Remember the old-fashioned plug on the end of a chain that you used to put into the plughole?
Many of us regard them as unsightly and inconvenient.
Unsightly, because the plug’s got to be put somewhere on or in the sink when it’s not in use, and an ugly lump of rubber or black plastic detracts from what could otherwise be a beautiful bathroom. Plus, of course, the chain traps hairs and collects limescale like nobody’s business – and has to be attached somewhere, unless you’re going to leave it dangling uselessly, getting in the way when you try to put it in the hole.
Inconvenient, because – well, who of us hasn’t caught an overly shortened chain when washing and pulled the plug out by mistake?
That’s why more and more people are turning to pop-up plugs – the ones operated by a handy knob-topped lever behind the taps which you pull up when you want to stop the water running out of the sink, and push down when it’s time to get rid of it down the drain.
Unfortunately, it’s a bit more complex to remove the pop-up plug altogether when the need arises.

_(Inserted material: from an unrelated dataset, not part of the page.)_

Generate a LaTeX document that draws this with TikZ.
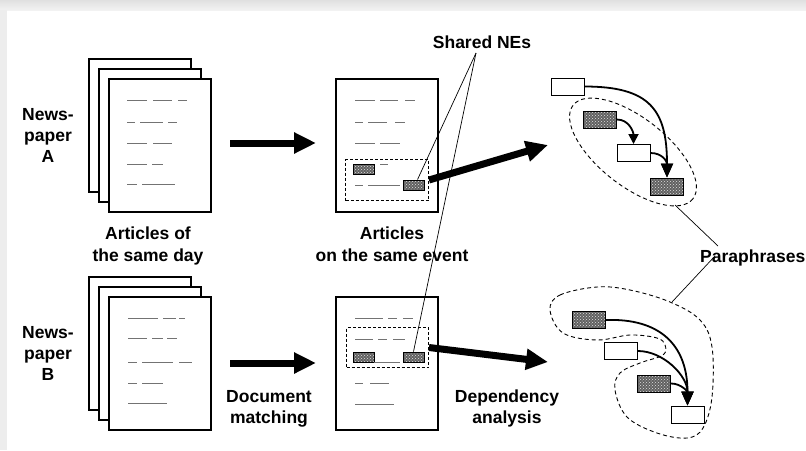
\documentclass[tikz,border=0pt]{standalone}
\usepackage{fontspec}
\setmainfont{Liberation Sans}
\usetikzlibrary{arrows.meta,patterns,calc}
\begin{document}
\begin{tikzpicture}[x=1pt,y=-1pt,
  lbl/.style={font=\bfseries\fontsize{17.5}{21}\selectfont, align=center, inner sep=0pt},
  lbl2/.style={lbl, font=\bfseries\fontsize{17.5}{22}\selectfont},
  sheet/.style={draw, line width=2pt, fill=white, minimum width=102pt, minimum height=133pt, inner sep=0pt, anchor=north west},
  txt/.style={draw=black!55, line width=1pt},
  sel/.style={draw, line width=1pt, dash pattern=on 3pt off 2pt, inner sep=0pt, anchor=north west},
  ne/.style={draw, line width=0.8pt, preaction={fill=black!62}, pattern=crosshatch dots, pattern color=black!12, minimum width=21pt, minimum height=10pt, inner sep=0pt},
  wbox/.style={draw, line width=1pt, fill=white, minimum width=33pt, minimum height=17pt, inner sep=0pt},
  gbox/.style={draw, line width=1pt, preaction={fill=black!62}, pattern=crosshatch dots, pattern color=black!12, minimum width=33pt, minimum height=17pt, inner sep=0pt},
  flow/.style={line width=7pt, -{Triangle[length=22pt,width=20pt]}},
  dep/.style={line width=1.8pt, -{Triangle[length=14pt,width=12pt]}},
  leader/.style={line width=0.7pt},
  group/.style={line width=0.9pt, dash pattern=on 4pt off 3pt}
]
\useasboundingbox (0,0) rectangle (806,450);
\fill[white] (0,0) rectangle (806,450);
% soft grey frame at the top and on the left
\shade[top color=black!12, bottom color=black!5] (0,0) rectangle (806,10);
\fill[black!7] (0,10) rectangle (7,450);

% ---- newspaper A: stack of articles ----
\node[sheet] (a3) at (88,58) {};
\node[sheet] (a2s) at (98,68) {};
\node[sheet] (a1s) at (108,78) {};
\foreach \y/\segs in {100/{127/147,153/172,178/187}, 122/{127/135,140/163,168/177},
                      143/{127/147,153/172}, 164/{127/147,152/163}, 184/{127/137,142/175}}
  \foreach \a/\b in \segs \draw[txt] (\a,\y) -- (\b,\y);

% ---- newspaper B: stack of articles ----
\node[sheet] (b3) at (88,276) {};
\node[sheet] (b2s) at (98,286) {};
\node[sheet] (b1s) at (108,296) {};
\foreach \y/\segs in {318/{128/158,163/176,179/185}, 338/{128/147,152/163,167/177},
                      362/{128/137,142/173,179/192}, 383/{128/137,142/163}, 403/{128/167}}
  \foreach \a/\b in \segs \draw[txt] (\a,\y) -- (\b,\y);

% ---- matched article A ----
\node[sheet] (docA) at (335,78) {};
\foreach \y/\segs in {100/{355/375,380/398,405/415}, 122/{355/363,368/387,395/405},
                      143/{355/375,380/400}, 164/{380/388}, 185/{355/363,368/400}}
  \foreach \a/\b in \segs \draw[txt] (\a,\y) -- (\b,\y);
\node[sel, minimum width=83pt, minimum height=41pt] (selA) at (345,159) {};
\node[ne] (na1) at (363.5,169) {};
\node[ne] (na2) at (413.5,185) {};

% ---- matched article B ----
\node[sheet] (docB) at (335,296) {};
\foreach \y/\segs in {318/{355/383,388/397,403/413}, 339/{355/373,378/387,393/405},
                      383/{355/363,370/389}, 404/{355/394}}
  \foreach \a/\b in \segs \draw[txt] (\a,\y) -- (\b,\y);
\node[sel, minimum width=82pt, minimum height=40pt] (selB) at (346,327) {};
\node[ne] (nb1) at (363.5,357) {};
\node[ne] (nb2) at (413.5,357) {};
\draw[txt] (nb1.south east) -- ++(26,0);

% ---- labels (anchored at the baseline of the last line) ----
\node[lbl, anchor=base] (npA) at (48,162) {News-\\paper\\A};
\node[lbl, anchor=base] (npB) at (48,380) {News-\\paper\\B};
\node[lbl2, anchor=base] (sameday) at (148,261) {Articles of\\the same day};
\node[lbl2, anchor=base] (sameevent) at (392,261) {Articles\\on the same event};
\node[lbl, anchor=base] (docmatch) at (269,423) {Document\\matching};
\node[lbl, anchor=base] (deppars) at (507,423) {Dependency\\analysis};
\node[lbl, anchor=base] (shared) at (482,48) {Shared NEs};
\node[lbl, anchor=base west] (para) at (700,262) {Paraphrases};

% ---- processing arrows ----
\draw[flow, shorten <=18pt, shorten >=19pt] (a1s.east |- 0,143) -- (docA.west |- 0,143);
\draw[flow, shorten <=18pt, shorten >=19pt] (b1s.east |- 0,363) -- (docB.west |- 0,363);
\coordinate (tipA) at (548,145);
\coordinate (tipB) at (548,362);
\draw[flow] (selA.east) -- (tipA);
\draw[flow] (selB.east) -- (tipB);

% ---- shared named entities ----
\coordinate (apex) at (476,53);
\draw[leader] (apex) -- ($(na2.north)+(4,0)$);
\draw[leader] (apex) -- (nb2.north);

% ---- dependency structure A ----
\node[wbox] (wa1) at (567.5,86.5) {};
\node[gbox] (ga1) at (600,119.5) {};
\node[wbox] (wa2) at (633.5,153) {};
\node[gbox] (ga2) at (667,186.5) {};
\draw[group, rotate around={-38:(633,152)}] (633,152) ellipse [x radius=76, y radius=34];
\draw[dep] (wa1.east) .. controls (650,86.5) and (667,110) .. (ga2.north);
\draw[dep] (wa2.east) .. controls +(12,0) and +(0,-16) .. (ga2.north);
\draw[dep, -{Triangle[length=10pt,width=10pt]}] (ga1.east) .. controls +(12,0) and +(0,-12) .. (wa2.north);

% ---- dependency structure B ----
\node[gbox] (gb1) at (588.5,320) {};
\node[wbox] (wb1) at (621,351) {};
\node[gbox] (gb2) at (654,383.5) {};
\node[wbox] (wb2) at (687.5,414.5) {};
\draw[group] plot[smooth cycle, tension=0.6] coordinates {
  (550,310) (560,295) (597,287) (630,290) (670,302) (700,320) (712,347)
  (712,397) (703,428) (687,438) (657,433) (627,417) (615,390) (620,373)
  (640,363) (663,355) (665,345) (657,338) (630,335) (597,340) (563,333)};
\draw[dep] (gb1.east) .. controls (660,318) and (687.5,345) .. (wb2.north);
\draw[dep] (wb1.east) .. controls +(25,0) and +(0,-30) .. (wb2.north);
\draw[dep] (gb2.east) .. controls +(10,0) and +(0,-14) .. (wb2.north);

% ---- paraphrase leaders ----
\coordinate (pa) at (675,205);
\coordinate (pb) at (672,302);
\draw[leader] (pa) -- (718,246);
\draw[leader] (715,256) -- (pb);
\end{tikzpicture}
\end{document}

But it should still be well within the capabilities of most people – in fact, provided your pop-up design isn’t too esoteric and some over-zealous installer hasn’t over-tightened things, you may even find you don’t even need any tools.
All (or almost all) the action takes place underneath the sink and behind the waste pipe. There are three main parts to the linkage assembly:
A) A pushrod operated from above by pushing or pulling the knob on the end;
B) A pivoting rod that passes through the wall of the wastepipe and moves the sink stopper up or down;
C) A strip of metal with multiple holes connecting the two
The first thing to do is disconnect the lever from the plug. There are three stages to this:
1. Locate the vertical pushrod A that passes down from above the sink. Somewhere along its length you should find a locking screw D which connects that rod to the vertical linking strip C. Slacken the locking screw.
2. Remove the spring-clip E that holds the linking strip C in position on the pivoting rod B by squeezing the two ends towards each other and sliding it off rod B.
3. For reassembly purposes, make a note of which of strip C’s holes rod B passes through. You should now be able to slide strip C off the end of rod B, with a bit of manipulation.
Now you’re ready to move to the next stage: removing the pivoting rod from the stopper.
A word of warning here! Before you do this, make sure that you shove something between the rim of the plughole and the stopper to make sure that the stopper stands proud of the plughole – otherwise you may well face a struggle to remove the stopper after you’ve taken the pivoting rod out.
Look at the back of the waste pipe coming down from the sink. You should see that rod B runs through a ball joint held in position by a knurled ring (F). Undo the ring, then simply pull the rod out of the socket in the base of the stopper. You should now be able to remove the stopper from the plughole.
Reassembly is simply a matter of reversing the process above.